In the event of occasional exceptions in game servers, the Thousand engine platform leverages OKG's customized service quality functionality to detect specific exception information and notify operations engineers. Operations engineers can quickly locate and respond to problems, ensuring the game quality for players to the greatest extent.
The birth of the Thousand engine signifies that Guanying Interactive Entertainment has achieved the upgrade of game cloud-native architecture. Through production validation, the cloud-native architecture has brought the following advantages:
Efficiency in server deployment: In traditional server deployment, manual configuration is required for IP and port association between different servers. Due to the manual configuration, the failure rate is relatively high, resulting in longer time for new server deployment. However, after containerization, all parameters are standardized and visualized. This allows for quick server deployment and ensures the speed and integrity of container deployment during traffic peaks. The efficiency of opening new game zones has been improved from 30 minutes to 15 seconds, and the efficiency of opening new servers has been improved from 2 minutes to 10 seconds, greatly enhancing the server deployment efficiency.
Efficiency in updates: Traditional update processes involve overwriting executable files in various directories, resulting in slow update speed and a high error rate. However, after containerization, the engine and scripts are separated into two containers, allowing for targeted updates. The granularity of updates becomes more precise and controllable, reducing the error rate of updates. Additionally, through image pre-warming, updates can be performed in seconds, resulting in a five-fold increase in update efficiency.
Cost savings: In traditional server deployment, server resources are pre-purchased based on estimated player numbers, leading to resource redundancy and the inability to accurately isolate resources required for services. This results in significant resource wastage. However, after containerization, game servers are isolated from each other, and with fine-grained scheduling, host machine resources can be fully utilized. This leads to at least a 10% cost savings in resource allocation.
Problem localization: In traditional manually deployed environments, there are often issues with server crashes that cannot be promptly detected. However, with containerization, specific error processes of game servers can be directly exposed, allowing for quick problem localization and resolution. The efficiency of problem response is increased by five times.
Outlook for Cloud Native Games
Despite the fruitful results of game cloud-native transformation, the cloud-native process at Guanying is not yet complete.
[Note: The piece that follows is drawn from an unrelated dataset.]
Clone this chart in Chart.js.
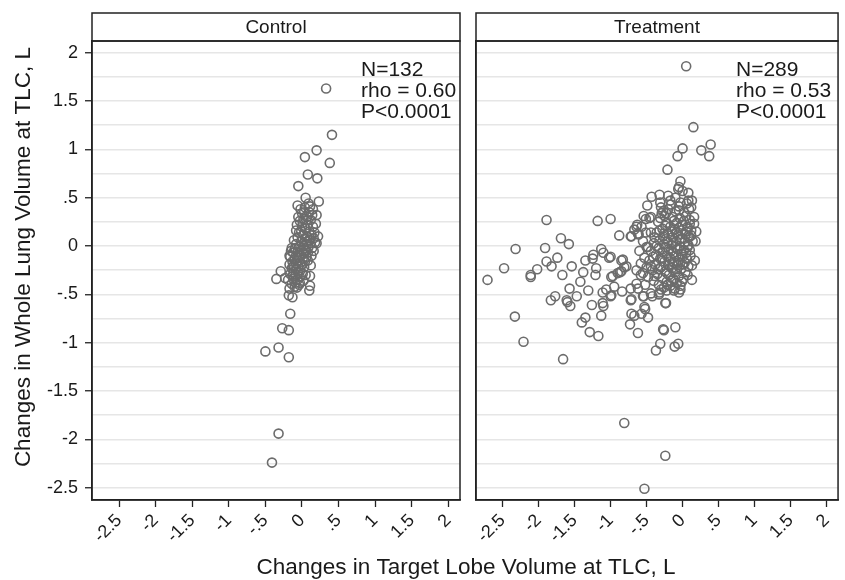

Sheng Hao, the Technical Manager of the Guanying Cloud Platform, stated, "Cloud-native technologies are rapidly developing, and in the future, Guanying will embrace cloud-native more comprehensively. We will work hand in hand with the OKG community and plan to introduce chaos engineering and establish a fault self-healing system to further enhance the platform's automated operations and maintenance capabilities. Through vertical scaling and dynamic resource allocation, we will further reduce resource costs while ensuring the playability of game servers." In fact, the future is not far away. OKG has already opened up features such as custom fault definitions and support for automatically running maintenance scripts on specific state containers. Additionally, Kubernetes version 1.27 has introduced in-place automatic vertical scaling, which has significant implications for resource allocation in game servers. Perhaps, the era of cloud-native gaming is right before our eyes.